Bounded root finding in scipy

Question

Scipy offers several seemingly equivalent functions for finding the root of a function in a given interval:

brentq(f, a, b[, args, xtol, rtol, maxiter, ...]) Find a root of a function in given interval.

brenth(f, a, b[, args, xtol, rtol, maxiter, ...]) Find root of f in [a,b].

ridder(f, a, b[, args, xtol, rtol, maxiter, ...]) Find a root of a function in an interval.

bisect(f, a, b[, args, xtol, rtol, maxiter, ...]) Find root of a function within an interval.

(See this webpage.)

Can anyone provide some guidelines for choosing one of these over the others? Is the best strategy for finding the one that works for my case simple trial and error?

Answer 1

brentq

brentq purports to be the best of the four functions in the question. Its docstring reads

Generally considered the best of the rootfinding routines here.

However, it has (at least) two annoying features:

1) It requires that f(a) have a different sign than f(b).

2) If a is a very small positive number (as large as 1e-3), it occasionally returns 0.0 as a solution -- i.e., it returns a solution outside the submitted bounds.

brenth

brenth shares brentq's feature 1, above.

ridder

ridder shares brentq's feature 1, above.

bisect

bisect shares brentq's feature 1, above, and is slower than the other functions.

Minimization methods

I realized I could turn my root-finding problem into a minimization problem by taking the absolute value of the output of my function f. (Another option is to take the square of the output of f.) Scipy offers several functions for bounded minimization of a scalar function:

fminbound(func, x1, x2[, args, xtol, ...]) Bounded minimization for scalar functions.

brent(func[, args, brack, tol, full_output, ...]) Given a function of one-variable and a possible bracketing interval, return the minimum of the function isolated to a fractional precision of tol.

brute(func, ranges[, args, Ns, full_output, ...]) Minimize a function over a given range by brute force.

fminbound

My only complaint is that it's slow.
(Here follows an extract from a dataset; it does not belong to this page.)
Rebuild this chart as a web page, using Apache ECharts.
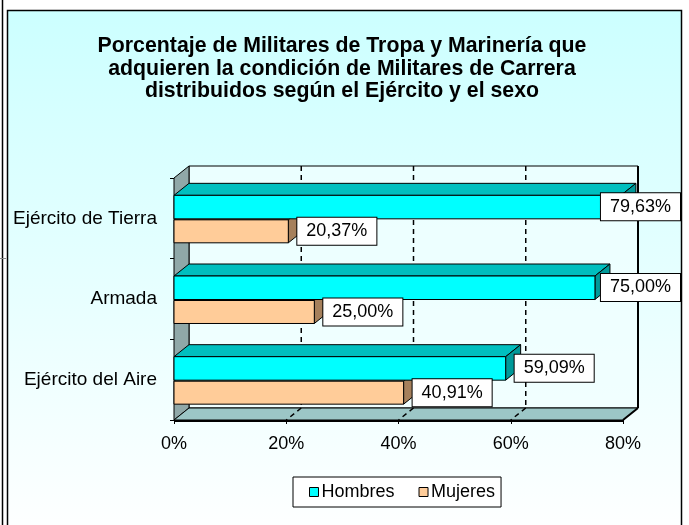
<!DOCTYPE html>
<html><head><meta charset="utf-8">
<script src="https://cdn.jsdelivr.net/npm/echarts@6/dist/echarts.min.js"></script>
<style>html,body{margin:0;padding:0;background:#fff}#c{width:689px;height:525px}</style>
</head><body><div id="c"></div>
<script>
const categories = ['Ejército de Tierra', 'Armada', 'Ejército del Aire'];
const hombres = [79.63, 75.00, 59.09];
const mujeres = [20.37, 25.00, 40.91];
const xTicks = [0, 20, 40, 60, 80];
const titleText = 'Porcentaje de Militares de Tropa y Marinería que\nadquieren la condición de Militares de Carrera\ndistribuidos según el Ejército y el sexo';

const FONT = '"Liberation Sans", Arial, sans-serif';
const DX = 15, DY = 12;
const LABEL_RIGHT_LIMIT = 680;
const measureCtx = document.createElement('canvas').getContext('2d');
measureCtx.font = '18px ' + FONT;
function fmt(v) { return v.toFixed(2).replace('.', ',') + '%'; }

function barRender(kind) {
  const cols = kind === 'h'
    ? { front: '#00FFFF', top: '#00BFBF', side: '#009999' }
    : { front: '#FFCC99', top: '#CCA37A', side: '#A6805C' };
  return function (params, api) {
    const v = api.value(0), ci = api.value(1);
    const p0 = api.coord([0, ci]);
    const p1 = api.coord([v, ci]);
    const bw = api.size([0, 1])[1];
    const h = 0.285 * bw;
    let yTop, yBot;
    if (kind === 'h') { yTop = p0[1] - h; yBot = p0[1] + 0.5; }
    else { yTop = p0[1] + 1.5; yBot = p0[1] + 1.5 + h; }
    const x0 = p0[0], x1 = p1[0];
    const st = { stroke: '#000', lineWidth: 1 };
    return {
      type: 'group',
      children: [
        { type: 'polygon', shape: { points: [[x0, yTop], [x0 + DX, yTop - DY], [x1 + DX, yTop - DY], [x1, yTop]] }, style: Object.assign({ fill: cols.top }, st) },
        { type: 'polygon', shape: { points: [[x1, yTop], [x1 + DX, yTop - DY], [x1 + DX, yBot - DY], [x1, yBot]] }, style: Object.assign({ fill: cols.side }, st) },
        { type: 'rect', shape: { x: x0, y: yTop, width: x1 - x0, height: yBot - yTop }, style: Object.assign({ fill: cols.front }, st) }
      ]
    };
  };
}

function labelRender(kind) {
  return function (params, api) {
    const v = api.value(0), ci = api.value(1);
    const p0 = api.coord([0, ci]);
    const p1 = api.coord([v, ci]);
    const bw = api.size([0, 1])[1];
    const h = 0.285 * bw;
    const yc = kind === 'h' ? p0[1] - h / 2 : p0[1] + 1.5 + h / 2;
    const txt = fmt(v);
    const w = measureCtx.measureText(txt).width + 18;
    const x = Math.min(p1[0] + 9, LABEL_RIGHT_LIMIT - w);
    return {
      type: 'text',
      style: {
        text: txt, x: x, y: yc, align: 'left', verticalAlign: 'middle',
        fill: '#000', font: '18px ' + FONT,
        backgroundColor: '#fff', borderColor: '#000', borderWidth: 1,
        padding: [5, 9, 4, 9]
      }
    };
  };
}

function frameRender(params, api) {
  const bw = api.size([0, 1])[1];
  const yFT = api.coord([0, 0])[1] - bw / 2;
  const yFB = api.coord([0, categories.length - 1])[1] + bw / 2;
  const xL = api.coord([xTicks[0], 0])[0];
  const xR = api.coord([xTicks[xTicks.length - 1], 0])[0];
  const ch = [];
  ch.push({ type: 'rect', shape: { x: xL + DX, y: yFT - DY, width: xR - xL, height: yFB - yFT }, style: { fill: 'rgba(240,255,255,0.75)', stroke: '#000', lineWidth: 1 } });
  ch.push({ type: 'polygon', shape: { points: [[xL, yFT], [xL + DX, yFT - DY], [xL + DX, yFB - DY], [xL, yFB]] }, style: { fill: '#90A8A8', stroke: '#000', lineWidth: 1 } });
  ch.push({ type: 'polygon', shape: { points: [[xL, yFB], [xL + DX, yFB - DY], [xR + DX, yFB - DY], [xR, yFB]] }, style: { fill: '#9CC6C6', stroke: '#000', lineWidth: 1 } });
  xTicks.slice(1, -1).forEach(t => {
    const x = api.coord([t, 0])[0];
    ch.push({ type: 'line', shape: { x1: x + DX, y1: yFT - DY, x2: x + DX, y2: yFB - DY }, style: { stroke: '#000', lineWidth: 1.5, lineDash: [5, 4] } });
    ch.push({ type: 'line', shape: { x1: x + DX, y1: yFB - DY, x2: x, y2: yFB }, style: { stroke: '#000', lineWidth: 1.5, lineDash: [5, 4] } });
  });
  ch.push({ type: 'line', shape: { x1: xR + DX, y1: yFT - DY, x2: xR + DX, y2: yFB - DY }, style: { stroke: '#000', lineWidth: 2 } });
  ch.push({ type: 'line', shape: { x1: xR + DX, y1: yFB - DY, x2: xR, y2: yFB }, style: { stroke: '#000', lineWidth: 2 } });
  ch.push({ type: 'line', shape: { x1: xL, y1: yFB + 1, x2: xR, y2: yFB + 1 }, style: { stroke: '#000', lineWidth: 2 } });
  return { type: 'group', children: ch };
}

const chart = echarts.init(document.getElementById('c'), null, { renderer: 'canvas' });
chart.setOption({
  backgroundColor: '#fff',
  animation: false,
  textStyle: { fontFamily: FONT },
  graphic: [
    { type: 'line', z: -10, shape: { x1: 2.5, y1: 0, x2: 2.5, y2: 525 }, style: { stroke: '#000', lineWidth: 1.5 } },
    { type: 'line', z: -10, shape: { x1: 0, y1: 258.5, x2: 6, y2: 258.5 }, style: { stroke: '#888', lineWidth: 1 } },
    { type: 'rect', z: -10, shape: { x: 7.5, y: 10.5, width: 674, height: 530 },
      style: { fill: new echarts.graphic.LinearGradient(0, 0, 0, 1, [{ offset: 0, color: '#CCFFFF' }, { offset: 1, color: '#FFFFFF' }]), stroke: '#000', lineWidth: 1.5 } }
  ],
  title: {
    text: titleText, left: 337, top: 30, textAlign: 'center',
    textStyle: { fontFamily: FONT, fontSize: 21.3, fontWeight: 'bold', color: '#000', lineHeight: 22.5 }
  },
  legend: {
    data: ['Hombres', 'Mujeres'], left: 293, top: 477,
    padding: [6, 6, 6, 16], itemGap: 24, itemWidth: 9, itemHeight: 9, icon: 'rect',
    itemStyle: { borderColor: '#000', borderWidth: 1 },
    backgroundColor: '#fff', borderColor: '#000', borderWidth: 1,
    textStyle: { fontFamily: FONT, fontSize: 18, color: '#000', padding: [0, 0, 0, -2] }
  },
  grid: { left: 174, right: 66, top: 178, bottom: 105, containLabel: false },
  xAxis: {
    type: 'value', min: 0, max: 80, interval: 20,
    axisLine: { show: false }, splitLine: { show: false },
    axisTick: { show: true, length: 4, lineStyle: { color: '#000' } },
    axisLabel: { formatter: '{value}%', fontFamily: FONT, fontSize: 18, color: '#000', margin: 15 }
  },
  yAxis: {
    type: 'category', data: categories, inverse: true,
    axisLine: { show: false }, splitLine: { show: false },
    axisTick: { show: true, length: 4, lineStyle: { color: '#000' } },
    axisLabel: { fontFamily: FONT, fontSize: 19, color: '#000', margin: 17 }
  },
  series: [
    { type: 'custom', name: 'frame', z: 1, silent: true, renderItem: frameRender, data: [[0, 0]], encode: { x: 0, y: 1 } },
    { type: 'custom', name: 'Mujeres', z: 3, itemStyle: { color: '#FFCC99' }, renderItem: barRender('m'),
      data: mujeres.map((v, i) => [v, i]), encode: { x: 0, y: 1 } },
    { type: 'custom', name: 'Hombres', z: 4, itemStyle: { color: '#00FFFF' }, renderItem: barRender('h'),
      data: hombres.map((v, i) => [v, i]), encode: { x: 0, y: 1 } },
    { type: 'custom', name: 'lblM', z: 10, renderItem: labelRender('m'), data: mujeres.map((v, i) => [v, i]), encode: { x: 0, y: 1 } },
    { type: 'custom', name: 'lblH', z: 10, renderItem: labelRender('h'), data: hombres.map((v, i) => [v, i]), encode: { x: 0, y: 1 } }
  ]
});
</script></body></html>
It does not have the limitation of requiring that f(a) have a different sign than f(b).

brent

For its bracketing interval [a, b], brent requires that f(a) be less than f(b). Its solution is not guaranteed to be within [a, b].

brute

brute is of course very slow (depending on the value of the Ns argument), and, oddly, may return a solution outside the submitted bounds.

Conclusion

All that said, I get the best results with the method in this answer -- i.e., using the function least_squares in a yet-to-be-released version of scipy. This function has none of the limitations of those above.